— Begin Material —

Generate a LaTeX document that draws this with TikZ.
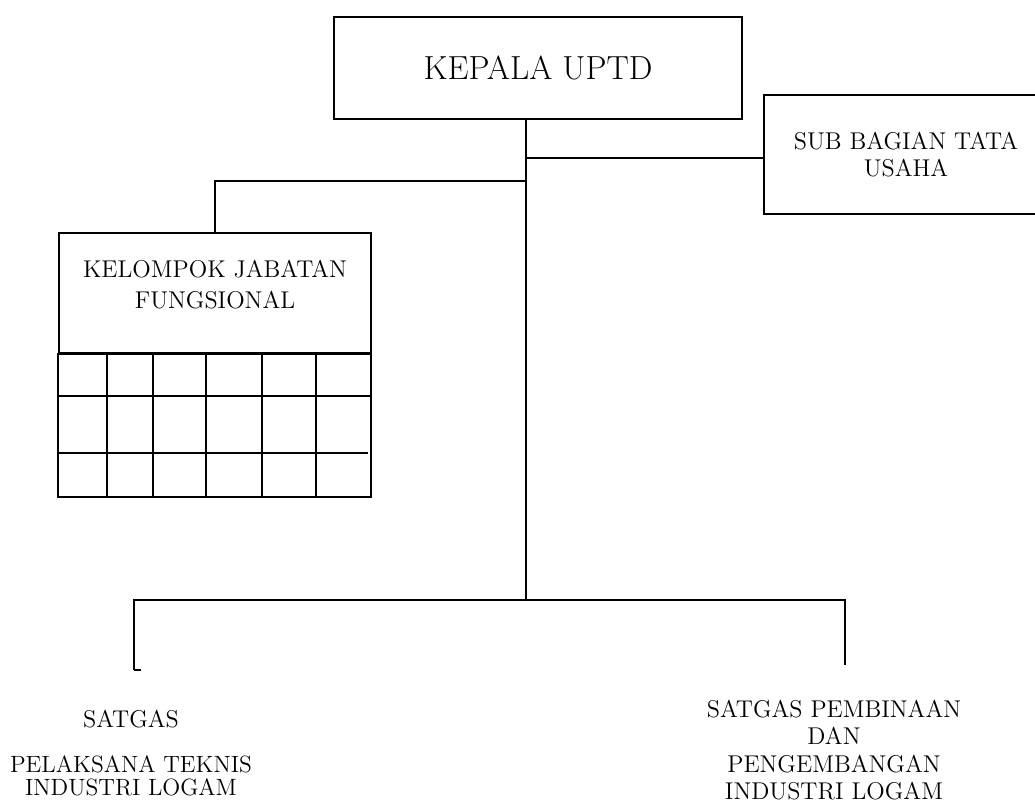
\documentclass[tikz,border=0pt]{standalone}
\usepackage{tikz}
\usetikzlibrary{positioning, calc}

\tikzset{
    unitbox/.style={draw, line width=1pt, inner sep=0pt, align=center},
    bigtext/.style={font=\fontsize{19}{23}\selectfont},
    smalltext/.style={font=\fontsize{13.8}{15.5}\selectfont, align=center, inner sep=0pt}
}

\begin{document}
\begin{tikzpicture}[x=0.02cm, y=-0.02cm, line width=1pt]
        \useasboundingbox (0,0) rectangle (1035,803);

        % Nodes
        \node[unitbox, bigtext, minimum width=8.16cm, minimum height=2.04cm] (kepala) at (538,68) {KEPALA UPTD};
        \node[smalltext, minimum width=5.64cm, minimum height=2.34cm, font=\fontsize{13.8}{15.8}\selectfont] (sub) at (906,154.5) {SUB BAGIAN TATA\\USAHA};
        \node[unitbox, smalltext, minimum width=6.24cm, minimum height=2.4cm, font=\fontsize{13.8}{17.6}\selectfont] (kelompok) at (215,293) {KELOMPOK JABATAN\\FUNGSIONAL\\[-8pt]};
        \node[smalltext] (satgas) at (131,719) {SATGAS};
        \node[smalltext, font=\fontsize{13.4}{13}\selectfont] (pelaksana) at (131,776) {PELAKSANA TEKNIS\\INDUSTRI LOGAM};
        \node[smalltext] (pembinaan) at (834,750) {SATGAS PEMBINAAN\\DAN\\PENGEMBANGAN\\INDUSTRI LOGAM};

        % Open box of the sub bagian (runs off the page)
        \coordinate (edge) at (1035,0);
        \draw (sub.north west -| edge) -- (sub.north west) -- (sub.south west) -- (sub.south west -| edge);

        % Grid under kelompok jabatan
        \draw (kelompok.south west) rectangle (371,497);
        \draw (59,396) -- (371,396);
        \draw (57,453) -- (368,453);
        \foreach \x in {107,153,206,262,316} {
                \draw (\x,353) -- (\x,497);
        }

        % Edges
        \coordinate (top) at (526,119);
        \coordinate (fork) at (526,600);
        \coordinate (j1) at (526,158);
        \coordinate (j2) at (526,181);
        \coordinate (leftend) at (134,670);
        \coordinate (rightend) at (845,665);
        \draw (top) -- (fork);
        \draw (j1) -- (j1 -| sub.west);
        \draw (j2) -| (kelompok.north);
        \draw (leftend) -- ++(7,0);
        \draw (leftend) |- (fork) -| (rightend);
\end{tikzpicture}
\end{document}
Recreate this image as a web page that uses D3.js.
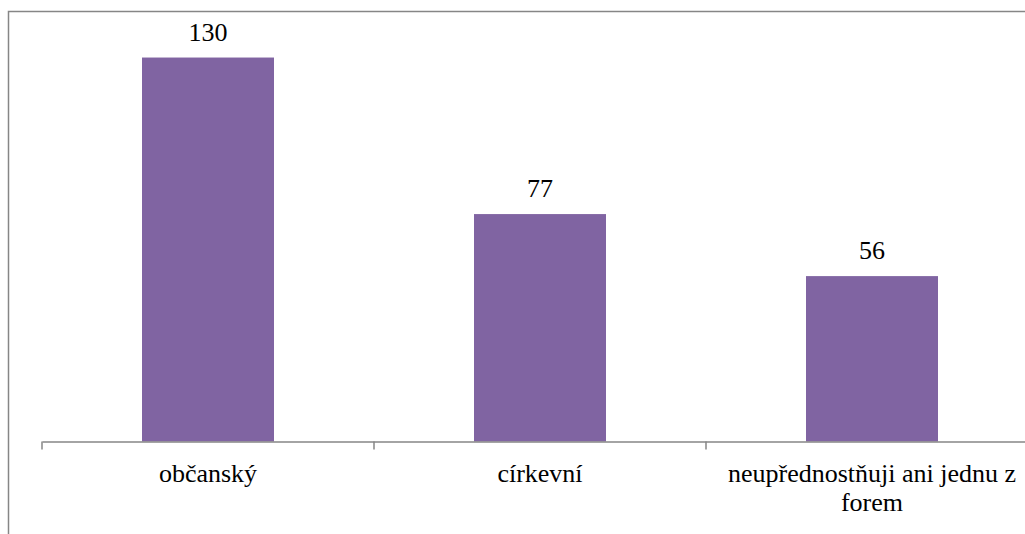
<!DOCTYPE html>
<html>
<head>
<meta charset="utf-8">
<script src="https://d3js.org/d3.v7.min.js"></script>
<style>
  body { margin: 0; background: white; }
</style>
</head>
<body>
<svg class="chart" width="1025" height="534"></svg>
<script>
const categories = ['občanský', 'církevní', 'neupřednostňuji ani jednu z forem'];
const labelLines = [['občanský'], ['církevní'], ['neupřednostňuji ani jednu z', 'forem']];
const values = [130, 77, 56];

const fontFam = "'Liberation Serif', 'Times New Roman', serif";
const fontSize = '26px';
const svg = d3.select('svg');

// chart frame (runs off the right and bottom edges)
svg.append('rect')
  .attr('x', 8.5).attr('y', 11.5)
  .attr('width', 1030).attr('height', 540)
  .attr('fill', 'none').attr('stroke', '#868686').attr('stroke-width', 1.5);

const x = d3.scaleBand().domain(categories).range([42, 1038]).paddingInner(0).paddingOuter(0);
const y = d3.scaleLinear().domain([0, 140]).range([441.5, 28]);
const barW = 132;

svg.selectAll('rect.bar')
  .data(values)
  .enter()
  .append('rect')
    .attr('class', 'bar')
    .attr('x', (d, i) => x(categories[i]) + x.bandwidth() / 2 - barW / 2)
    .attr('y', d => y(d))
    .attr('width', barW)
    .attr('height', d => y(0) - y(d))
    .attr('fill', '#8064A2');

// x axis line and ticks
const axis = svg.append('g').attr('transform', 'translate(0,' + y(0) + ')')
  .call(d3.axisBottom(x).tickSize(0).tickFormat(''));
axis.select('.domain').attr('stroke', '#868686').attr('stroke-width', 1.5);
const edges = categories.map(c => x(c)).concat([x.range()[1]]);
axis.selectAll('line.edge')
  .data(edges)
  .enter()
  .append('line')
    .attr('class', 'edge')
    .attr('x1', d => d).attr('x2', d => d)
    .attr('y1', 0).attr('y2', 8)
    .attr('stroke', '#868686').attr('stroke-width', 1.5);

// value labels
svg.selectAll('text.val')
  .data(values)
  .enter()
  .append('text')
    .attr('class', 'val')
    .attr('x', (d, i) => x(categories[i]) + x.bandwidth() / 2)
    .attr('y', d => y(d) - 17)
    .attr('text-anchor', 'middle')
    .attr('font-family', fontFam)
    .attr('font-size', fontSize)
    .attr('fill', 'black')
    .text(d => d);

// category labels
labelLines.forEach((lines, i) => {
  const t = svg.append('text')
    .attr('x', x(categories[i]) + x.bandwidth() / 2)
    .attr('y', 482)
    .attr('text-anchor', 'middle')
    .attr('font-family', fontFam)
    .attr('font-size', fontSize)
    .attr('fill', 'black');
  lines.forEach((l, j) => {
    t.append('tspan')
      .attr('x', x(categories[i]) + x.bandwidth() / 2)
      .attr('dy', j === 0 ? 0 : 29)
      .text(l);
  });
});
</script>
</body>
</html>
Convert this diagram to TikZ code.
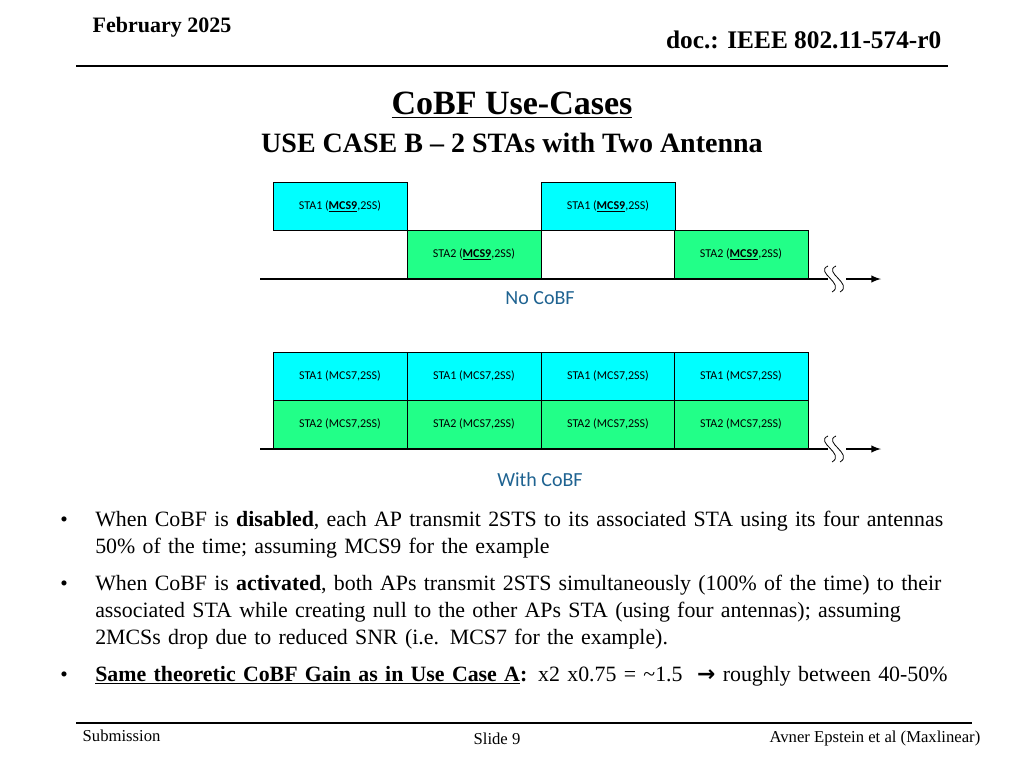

— End Material —

▶ **Instructions for the task**
Omit the pictures, then quote the rest of the material above exactly.

▶ **Full answer**
Generate a LaTeX document that draws this with TikZ.
\documentclass[tikz,border=0pt]{standalone}
\usepackage{tikz}
\usetikzlibrary{positioning, calc}

\tikzset{
    unitbox/.style={draw, line width=1pt, inner sep=0pt, align=center},
    bigtext/.style={font=\fontsize{19}{23}\selectfont},
    smalltext/.style={font=\fontsize{13.8}{15.5}\selectfont, align=center, inner sep=0pt}
}

\begin{document}
\begin{tikzpicture}[x=0.02cm, y=-0.02cm, line width=1pt]
        \useasboundingbox (0,0) rectangle (1035,803);

        % Nodes
        \node[unitbox, bigtext, minimum width=8.16cm, minimum height=2.04cm] (kepala) at (538,68) {KEPALA UPTD};
        \node[smalltext, minimum width=5.64cm, minimum height=2.34cm, font=\fontsize{13.8}{15.8}\selectfont] (sub) at (906,154.5) {SUB BAGIAN TATA\\USAHA};
        \node[unitbox, smalltext, minimum width=6.24cm, minimum height=2.4cm, font=\fontsize{13.8}{17.6}\selectfont] (kelompok) at (215,293) {KELOMPOK JABATAN\\FUNGSIONAL\\[-8pt]};
        \node[smalltext] (satgas) at (131,719) {SATGAS};
        \node[smalltext, font=\fontsize{13.4}{13}\selectfont] (pelaksana) at (131,776) {PELAKSANA TEKNIS\\INDUSTRI LOGAM};
        \node[smalltext] (pembinaan) at (834,750) {SATGAS PEMBINAAN\\DAN\\PENGEMBANGAN\\INDUSTRI LOGAM};

        % Open box of the sub bagian (runs off the page)
        \coordinate (edge) at (1035,0);
        \draw (sub.north west -| edge) -- (sub.north west) -- (sub.south west) -- (sub.south west -| edge);

        % Grid under kelompok jabatan
        \draw (kelompok.south west) rectangle (371,497);
        \draw (59,396) -- (371,396);
        \draw (57,453) -- (368,453);
        \foreach \x in {107,153,206,262,316} {
                \draw (\x,353) -- (\x,497);
        }

        % Edges
        \coordinate (top) at (526,119);
        \coordinate (fork) at (526,600);
        \coordinate (j1) at (526,158);
        \coordinate (j2) at (526,181);
        \coordinate (leftend) at (134,670);
        \coordinate (rightend) at (845,665);
        \draw (top) -- (fork);
        \draw (j1) -- (j1 -| sub.west);
        \draw (j2) -| (kelompok.north);
        \draw (leftend) -- ++(7,0);
        \draw (leftend) |- (fork) -| (rightend);
\end{tikzpicture}
\end{document}
Recreate this image as a web page that uses D3.js.
<!DOCTYPE html>
<html>
<head>
<meta charset="utf-8">
<script src="https://d3js.org/d3.v7.min.js"></script>
<style>
  body { margin: 0; background: white; }
</style>
</head>
<body>
<svg class="chart" width="1025" height="534"></svg>
<script>
const categories = ['občanský', 'církevní', 'neupřednostňuji ani jednu z forem'];
const labelLines = [['občanský'], ['církevní'], ['neupřednostňuji ani jednu z', 'forem']];
const values = [130, 77, 56];

const fontFam = "'Liberation Serif', 'Times New Roman', serif";
const fontSize = '26px';
const svg = d3.select('svg');

// chart frame (runs off the right and bottom edges)
svg.append('rect')
  .attr('x', 8.5).attr('y', 11.5)
  .attr('width', 1030).attr('height', 540)
  .attr('fill', 'none').attr('stroke', '#868686').attr('stroke-width', 1.5);

const x = d3.scaleBand().domain(categories).range([42, 1038]).paddingInner(0).paddingOuter(0);
const y = d3.scaleLinear().domain([0, 140]).range([441.5, 28]);
const barW = 132;

svg.selectAll('rect.bar')
  .data(values)
  .enter()
  .append('rect')
    .attr('class', 'bar')
    .attr('x', (d, i) => x(categories[i]) + x.bandwidth() / 2 - barW / 2)
    .attr('y', d => y(d))
    .attr('width', barW)
    .attr('height', d => y(0) - y(d))
    .attr('fill', '#8064A2');

// x axis line and ticks
const axis = svg.append('g').attr('transform', 'translate(0,' + y(0) + ')')
  .call(d3.axisBottom(x).tickSize(0).tickFormat(''));
axis.select('.domain').attr('stroke', '#868686').attr('stroke-width', 1.5);
const edges = categories.map(c => x(c)).concat([x.range()[1]]);
axis.selectAll('line.edge')
  .data(edges)
  .enter()
  .append('line')
    .attr('class', 'edge')
    .attr('x1', d => d).attr('x2', d => d)
    .attr('y1', 0).attr('y2', 8)
    .attr('stroke', '#868686').attr('stroke-width', 1.5);

// value labels
svg.selectAll('text.val')
  .data(values)
  .enter()
  .append('text')
    .attr('class', 'val')
    .attr('x', (d, i) => x(categories[i]) + x.bandwidth() / 2)
    .attr('y', d => y(d) - 17)
    .attr('text-anchor', 'middle')
    .attr('font-family', fontFam)
    .attr('font-size', fontSize)
    .attr('fill', 'black')
    .text(d => d);

// category labels
labelLines.forEach((lines, i) => {
  const t = svg.append('text')
    .attr('x', x(categories[i]) + x.bandwidth() / 2)
    .attr('y', 482)
    .attr('text-anchor', 'middle')
    .attr('font-family', fontFam)
    .attr('font-size', fontSize)
    .attr('fill', 'black');
  lines.forEach((l, j) => {
    t.append('tspan')
      .attr('x', x(categories[i]) + x.bandwidth() / 2)
      .attr('dy', j === 0 ? 0 : 29)
      .text(l);
  });
});
</script>
</body>
</html>
Convert this diagram to TikZ code.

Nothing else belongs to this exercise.